Recently, policy changes under the Bhartiya Janata Party (BJP)-led government have been welcomed by the Afghan Hindu and Sikh communities in India. The Home Ministry sought the cabinet’s approval to initiate the process to grant citizenship to persecuted religious minorities of Afghanistan, Pakistan, and Bangladesh. Apart from the provisions and rights, the news brings hope of finally being able to “belong” to a country.
As a 26-year-old Afghan Hindu girl puts it: “Indian citizenship is not just an official status for me, it is an ‘identity’ — which I have been missing all my life.”
Over the years these communities have been lost between two worlds. For decades they had to negotiate and renegotiate with various identities as a survival strategy in their home and host countries; this development promises to bring a closure to that. But above all, the sense of anchor and belonging is what they have been longing for. Due to lack of capacity or willingness, both the Afghan government and the international community have failed in their moral (and arguably legal) obligation to defend the rights of Afghanistan’s oppressed religious minorities.

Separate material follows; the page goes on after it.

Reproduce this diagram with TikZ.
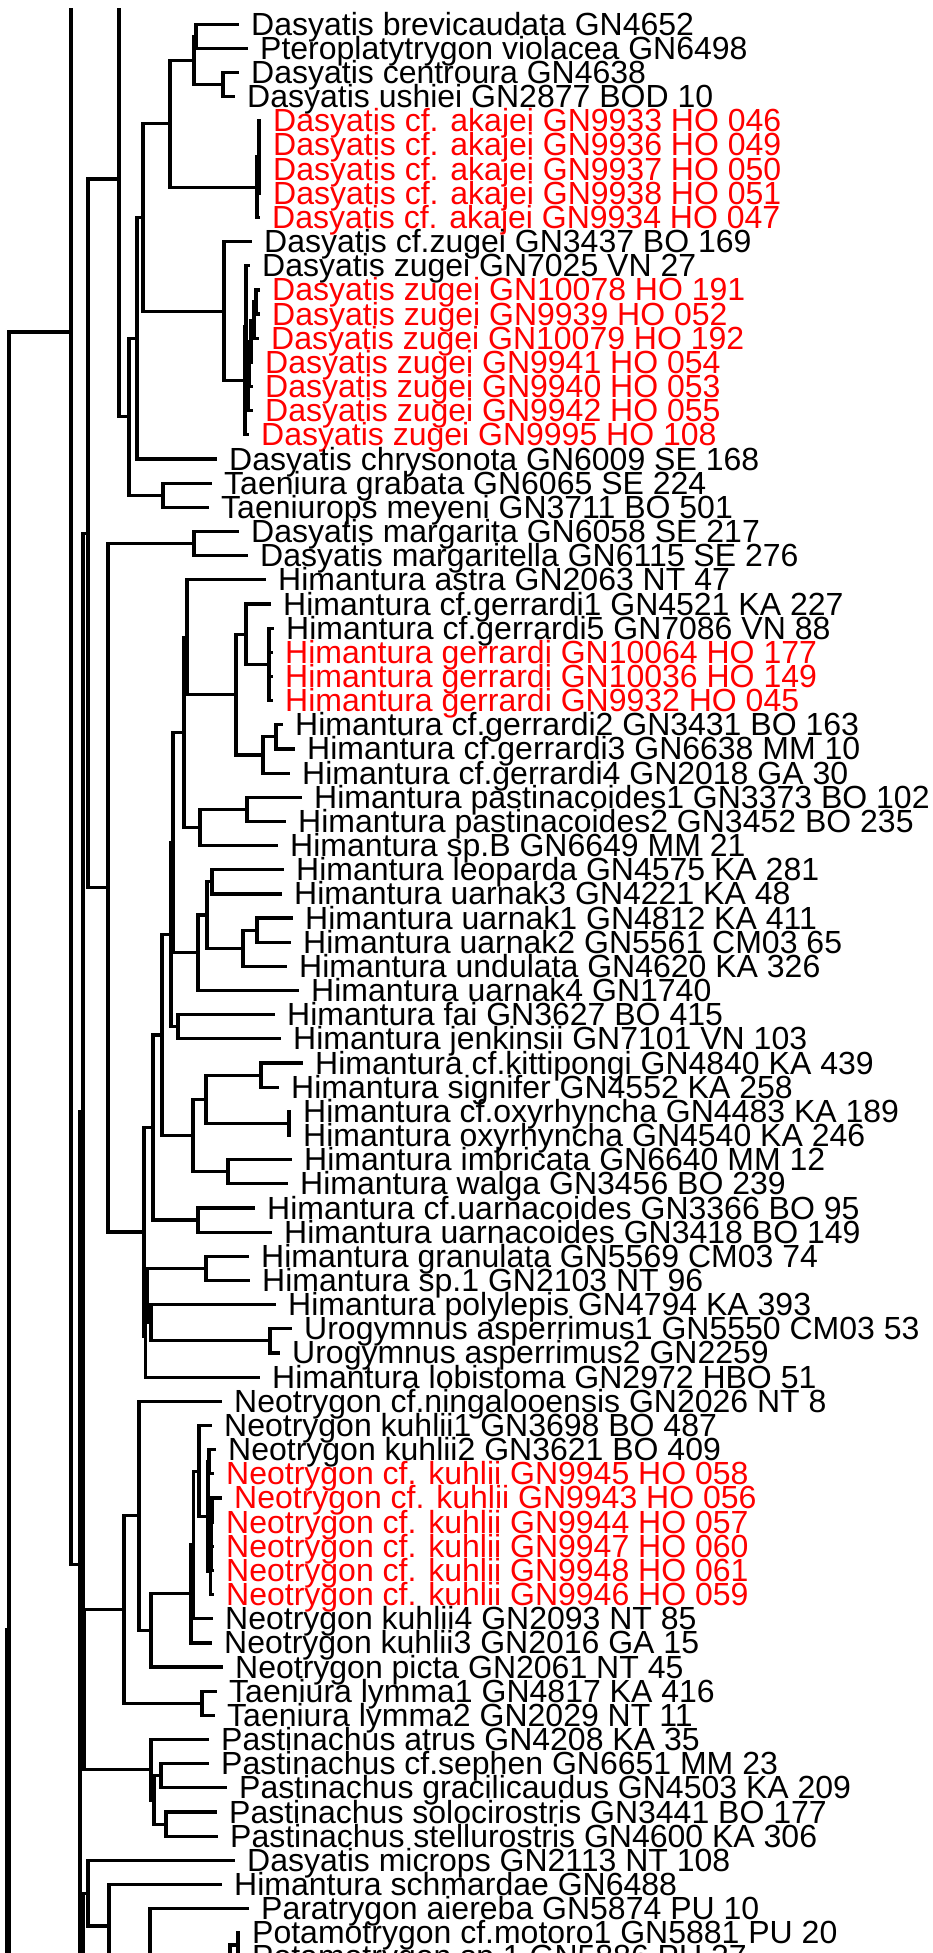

India on the other hand, despite its thrust upon a people-centric Afghanistan policy, has largely chosen to ignore the plight of Afghans living within its territory. But the recent decision to offer citizenship to these communities promises to be a welcome departure from that position. This step is likely to play a vital role in healing the wounds of decades of oppression and marginalization faced by the Afghan Sikhs and Hindus both in their heritage and host societies.
Anwesha Ghosh is a research scholar at the Willy Brandt School of Public Policy, Germany, specializing on Afghanistan. She is the author of the books titled Afghanistan from ‘Enduring Freedom’ to ‘Enduring Chaos’: Implications for India (2012) and A Leap Forward: Capacity Building, Education and India-Afghanistan Cooperation (2014), published by Knowledge World Publishers, New Delhi.